* [Problem details]: Everything in the data should be repeated exactly, save for the images.

※

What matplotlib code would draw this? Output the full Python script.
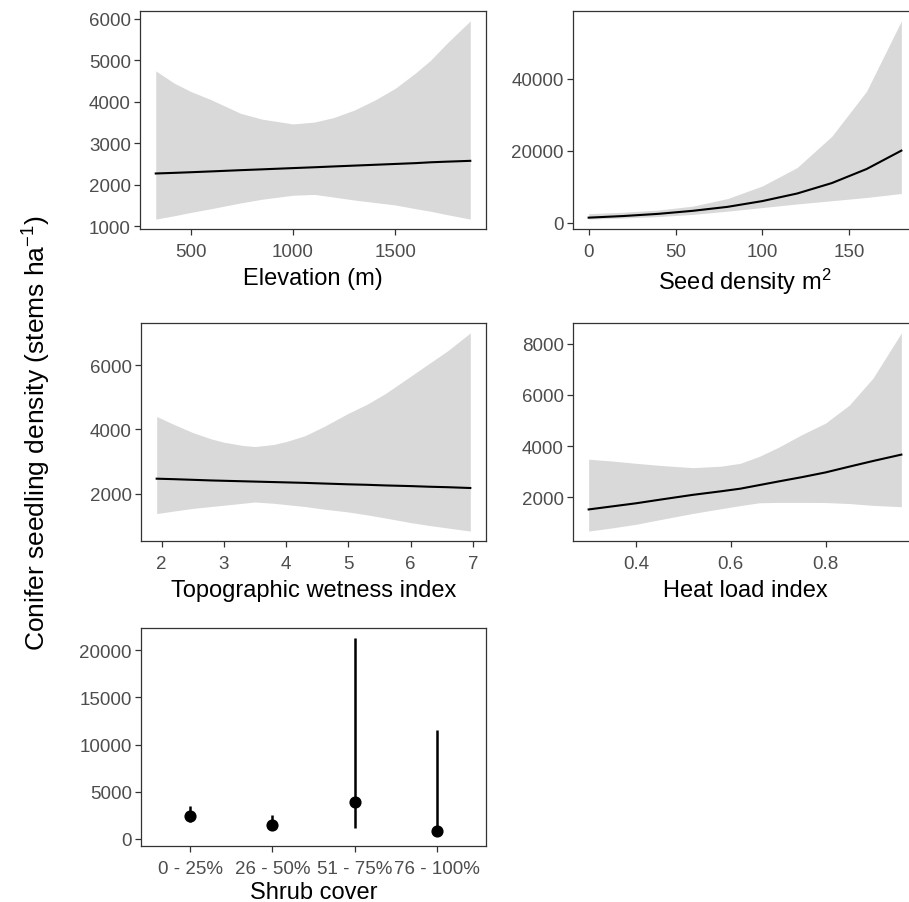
"""Conifer seedling density partial-effect panels (ggplot-like layout)."""
import matplotlib

matplotlib.use("Agg")
import matplotlib.pyplot as plt

BAND = "#D9D9D9"
FRAME = "#333333"
TICKTXT = "#4D4D4D"

plt.rcParams.update({
    "font.family": ["Liberation Sans", "DejaVu Sans"],
    "mathtext.fontset": "custom",
    "mathtext.rm": "Liberation Sans",
    "mathtext.it": "Liberation Sans:italic",
    "mathtext.bf": "Liberation Sans:bold",
    "font.size": 12,
})

# Elevation (m)
elev_x = [330, 420, 500, 600, 745, 850, 1000, 1105, 1200, 1300, 1400, 1500,
          1600, 1672, 1750, 1866]
elev_fit = [2270, 2285, 2300, 2320, 2350, 2370, 2400, 2420, 2440, 2460, 2480,
            2500, 2520, 2540, 2555, 2575]
elev_lo = [1170, 1250, 1330, 1420, 1560, 1650, 1745, 1765, 1700, 1630, 1570,
           1510, 1420, 1360, 1280, 1170]
elev_hi = [4745, 4450, 4250, 4050, 3720, 3580, 3465, 3510, 3620, 3800, 4040,
           4325, 4700, 5000, 5400, 5950]

# Seed density m2
seed_x = [0, 20, 40, 60, 80, 100, 120, 140, 160, 180]
seed_fit = [1400, 1850, 2450, 3300, 4400, 6000, 8100, 11000, 14900, 20000]
seed_lo = [1000, 1300, 1700, 2300, 3200, 4200, 5200, 6100, 7000, 8100]
seed_hi = [2500, 2900, 3500, 4600, 6700, 10200, 15300, 24000, 36500, 56000]

# Topographic wetness index
twi_x = [1.92, 2.2, 2.5, 2.8, 3.0, 3.3, 3.5, 3.8, 4.0, 4.3, 4.6, 5.0, 5.3,
         5.6, 6.0, 6.3, 6.6, 6.96]
twi_fit = [2465, 2450, 2430, 2410, 2400, 2385, 2375, 2360, 2350, 2335, 2315,
           2290, 2275, 2255, 2235, 2215, 2200, 2175]
twi_lo = [1380, 1460, 1540, 1600, 1640, 1700, 1740, 1700, 1660, 1600, 1520,
          1430, 1340, 1240, 1100, 1010, 930, 835]
twi_hi = [4400, 4150, 3900, 3700, 3600, 3500, 3465, 3530, 3620, 3800, 4080,
          4500, 4780, 5120, 5650, 6050, 6450, 7000]

# Heat load index
hli_x = [0.30, 0.35, 0.40, 0.45, 0.52, 0.58, 0.62, 0.66, 0.70, 0.75, 0.80,
         0.85, 0.90, 0.96]
hli_fit = [1530, 1650, 1770, 1910, 2100, 2240, 2340, 2480, 2620, 2790, 2975,
           3200, 3420, 3670]
hli_lo = [685, 810, 950, 1130, 1375, 1560, 1680, 1790, 1805, 1805, 1800,
          1760, 1690, 1635]
hli_hi = [3490, 3420, 3330, 3250, 3160, 3220, 3330, 3600, 3950, 4450, 4900,
          5600, 6650, 8420]

# Shrub cover
shrub_cats = ["0 - 25%", "26 - 50%", "51 - 75%", "76 - 100%"]
shrub_fit = [2410, 1420, 3940, 815]
shrub_lo = [1810, 1100, 1100, 285]
shrub_hi = [3475, 2480, 21310, 11490]

W, H = 909, 903


def box(x0, y0, x1, y1):
    return [x0 / W, 1 - y1 / H, (x1 - x0) / W, (y1 - y0) / H]


def style(ax, xlabel, labelpad=5):
    for s in ax.spines.values():
        s.set_color(FRAME)
        s.set_linewidth(0.9)
    ax.tick_params(colors=FRAME, labelcolor=TICKTXT, length=4, width=0.9,
                   labelsize=13.5)
    ax.tick_params(axis="x", pad=6)
    ax.tick_params(axis="y", pad=2.5)
    ax.set_xlabel(xlabel, fontsize=17, color="black", labelpad=labelpad)


def smooth_panel(ax, x, fit, lo, hi, xlabel, labelpad=5):
    ax.fill_between(x, lo, hi, color=BAND, lw=0)
    ax.plot(x, fit, color="black", lw=1.5)
    xr = max(x) - min(x)
    ax.set_xlim(min(x) - 0.05 * xr, max(x) + 0.05 * xr)
    yr = max(hi) - min(lo)
    ax.set_ylim(min(lo) - 0.05 * yr, max(hi) + 0.05 * yr)
    style(ax, xlabel, labelpad)


fig = plt.figure(figsize=(W / 100, H / 100), dpi=100)

ax1 = fig.add_axes(box(140, 12, 486, 230))
smooth_panel(ax1, elev_x, elev_fit, elev_lo, elev_hi, "Elevation (m)")
ax1.set_xticks([500, 1000, 1500])
ax1.set_yticks([1000, 2000, 3000, 4000, 5000, 6000])

ax2 = fig.add_axes(box(573, 12, 917, 230))
smooth_panel(ax2, seed_x, seed_fit, seed_lo, seed_hi, "Seed density m$^2$",
             labelpad=4)
ax2.set_xticks([0, 50, 100, 150])
ax2.set_yticks([0, 20000, 40000])

ax3 = fig.add_axes(box(141, 324, 486, 542))
smooth_panel(ax3, twi_x, twi_fit, twi_lo, twi_hi, "Topographic wetness index")
ax3.set_xticks([2, 3, 4, 5, 6, 7])
ax3.set_yticks([2000, 4000, 6000])

ax4 = fig.add_axes(box(573, 324, 917, 542))
smooth_panel(ax4, hli_x, hli_fit, hli_lo, hli_hi, "Heat load index")
ax4.set_xticks([0.4, 0.6, 0.8])
ax4.set_yticks([2000, 4000, 6000, 8000])

ax5 = fig.add_axes(box(141, 629, 486, 847))
pos = list(range(1, len(shrub_cats) + 1))
ax5.vlines(pos, shrub_lo, shrub_hi, color="black", lw=1.8)
ax5.scatter(pos, shrub_fit, s=60, color="black", zorder=3)
ax5.set_xlim(0.4, len(shrub_cats) + 0.6)
yr = max(shrub_hi) - min(shrub_lo)
ax5.set_ylim(min(shrub_lo) - 0.05 * yr, max(shrub_hi) + 0.05 * yr)
ax5.set_xticks(pos)
ax5.set_xticklabels(shrub_cats)
ax5.set_yticks([0, 5000, 10000, 15000, 20000])
style(ax5, "Shrub cover", labelpad=3)

fig.text(37 / W, 1 - 433 / H, "Conifer seedling density (stems ha$^{-1}$)",
         rotation=90, ha="center", va="center", fontsize=19)

fig.savefig("out.png", dpi=100)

※

* [Complete answer]:
What matplotlib code would draw this? Output the full Python script.
"""Conifer seedling density partial-effect panels (ggplot-like layout)."""
import matplotlib

matplotlib.use("Agg")
import matplotlib.pyplot as plt

BAND = "#D9D9D9"
FRAME = "#333333"
TICKTXT = "#4D4D4D"

plt.rcParams.update({
    "font.family": ["Liberation Sans", "DejaVu Sans"],
    "mathtext.fontset": "custom",
    "mathtext.rm": "Liberation Sans",
    "mathtext.it": "Liberation Sans:italic",
    "mathtext.bf": "Liberation Sans:bold",
    "font.size": 12,
})

# Elevation (m)
elev_x = [330, 420, 500, 600, 745, 850, 1000, 1105, 1200, 1300, 1400, 1500,
          1600, 1672, 1750, 1866]
elev_fit = [2270, 2285, 2300, 2320, 2350, 2370, 2400, 2420, 2440, 2460, 2480,
            2500, 2520, 2540, 2555, 2575]
elev_lo = [1170, 1250, 1330, 1420, 1560, 1650, 1745, 1765, 1700, 1630, 1570,
           1510, 1420, 1360, 1280, 1170]
elev_hi = [4745, 4450, 4250, 4050, 3720, 3580, 3465, 3510, 3620, 3800, 4040,
           4325, 4700, 5000, 5400, 5950]

# Seed density m2
seed_x = [0, 20, 40, 60, 80, 100, 120, 140, 160, 180]
seed_fit = [1400, 1850, 2450, 3300, 4400, 6000, 8100, 11000, 14900, 20000]
seed_lo = [1000, 1300, 1700, 2300, 3200, 4200, 5200, 6100, 7000, 8100]
seed_hi = [2500, 2900, 3500, 4600, 6700, 10200, 15300, 24000, 36500, 56000]

# Topographic wetness index
twi_x = [1.92, 2.2, 2.5, 2.8, 3.0, 3.3, 3.5, 3.8, 4.0, 4.3, 4.6, 5.0, 5.3,
         5.6, 6.0, 6.3, 6.6, 6.96]
twi_fit = [2465, 2450, 2430, 2410, 2400, 2385, 2375, 2360, 2350, 2335, 2315,
           2290, 2275, 2255, 2235, 2215, 2200, 2175]
twi_lo = [1380, 1460, 1540, 1600, 1640, 1700, 1740, 1700, 1660, 1600, 1520,
          1430, 1340, 1240, 1100, 1010, 930, 835]
twi_hi = [4400, 4150, 3900, 3700, 3600, 3500, 3465, 3530, 3620, 3800, 4080,
          4500, 4780, 5120, 5650, 6050, 6450, 7000]

# Heat load index
hli_x = [0.30, 0.35, 0.40, 0.45, 0.52, 0.58, 0.62, 0.66, 0.70, 0.75, 0.80,
         0.85, 0.90, 0.96]
hli_fit = [1530, 1650, 1770, 1910, 2100, 2240, 2340, 2480, 2620, 2790, 2975,
           3200, 3420, 3670]
hli_lo = [685, 810, 950, 1130, 1375, 1560, 1680, 1790, 1805, 1805, 1800,
          1760, 1690, 1635]
hli_hi = [3490, 3420, 3330, 3250, 3160, 3220, 3330, 3600, 3950, 4450, 4900,
          5600, 6650, 8420]

# Shrub cover
shrub_cats = ["0 - 25%", "26 - 50%", "51 - 75%", "76 - 100%"]
shrub_fit = [2410, 1420, 3940, 815]
shrub_lo = [1810, 1100, 1100, 285]
shrub_hi = [3475, 2480, 21310, 11490]

W, H = 909, 903


def box(x0, y0, x1, y1):
    return [x0 / W, 1 - y1 / H, (x1 - x0) / W, (y1 - y0) / H]


def style(ax, xlabel, labelpad=5):
    for s in ax.spines.values():
        s.set_color(FRAME)
        s.set_linewidth(0.9)
    ax.tick_params(colors=FRAME, labelcolor=TICKTXT, length=4, width=0.9,
                   labelsize=13.5)
    ax.tick_params(axis="x", pad=6)
    ax.tick_params(axis="y", pad=2.5)
    ax.set_xlabel(xlabel, fontsize=17, color="black", labelpad=labelpad)


def smooth_panel(ax, x, fit, lo, hi, xlabel, labelpad=5):
    ax.fill_between(x, lo, hi, color=BAND, lw=0)
    ax.plot(x, fit, color="black", lw=1.5)
    xr = max(x) - min(x)
    ax.set_xlim(min(x) - 0.05 * xr, max(x) + 0.05 * xr)
    yr = max(hi) - min(lo)
    ax.set_ylim(min(lo) - 0.05 * yr, max(hi) + 0.05 * yr)
    style(ax, xlabel, labelpad)


fig = plt.figure(figsize=(W / 100, H / 100), dpi=100)

ax1 = fig.add_axes(box(140, 12, 486, 230))
smooth_panel(ax1, elev_x, elev_fit, elev_lo, elev_hi, "Elevation (m)")
ax1.set_xticks([500, 1000, 1500])
ax1.set_yticks([1000, 2000, 3000, 4000, 5000, 6000])

ax2 = fig.add_axes(box(573, 12, 917, 230))
smooth_panel(ax2, seed_x, seed_fit, seed_lo, seed_hi, "Seed density m$^2$",
             labelpad=4)
ax2.set_xticks([0, 50, 100, 150])
ax2.set_yticks([0, 20000, 40000])

ax3 = fig.add_axes(box(141, 324, 486, 542))
smooth_panel(ax3, twi_x, twi_fit, twi_lo, twi_hi, "Topographic wetness index")
ax3.set_xticks([2, 3, 4, 5, 6, 7])
ax3.set_yticks([2000, 4000, 6000])

ax4 = fig.add_axes(box(573, 324, 917, 542))
smooth_panel(ax4, hli_x, hli_fit, hli_lo, hli_hi, "Heat load index")
ax4.set_xticks([0.4, 0.6, 0.8])
ax4.set_yticks([2000, 4000, 6000, 8000])

ax5 = fig.add_axes(box(141, 629, 486, 847))
pos = list(range(1, len(shrub_cats) + 1))
ax5.vlines(pos, shrub_lo, shrub_hi, color="black", lw=1.8)
ax5.scatter(pos, shrub_fit, s=60, color="black", zorder=3)
ax5.set_xlim(0.4, len(shrub_cats) + 0.6)
yr = max(shrub_hi) - min(shrub_lo)
ax5.set_ylim(min(shrub_lo) - 0.05 * yr, max(shrub_hi) + 0.05 * yr)
ax5.set_xticks(pos)
ax5.set_xticklabels(shrub_cats)
ax5.set_yticks([0, 5000, 10000, 15000, 20000])
style(ax5, "Shrub cover", labelpad=3)

fig.text(37 / W, 1 - 433 / H, "Conifer seedling density (stems ha$^{-1}$)",
         rotation=90, ha="center", va="center", fontsize=19)

fig.savefig("out.png", dpi=100)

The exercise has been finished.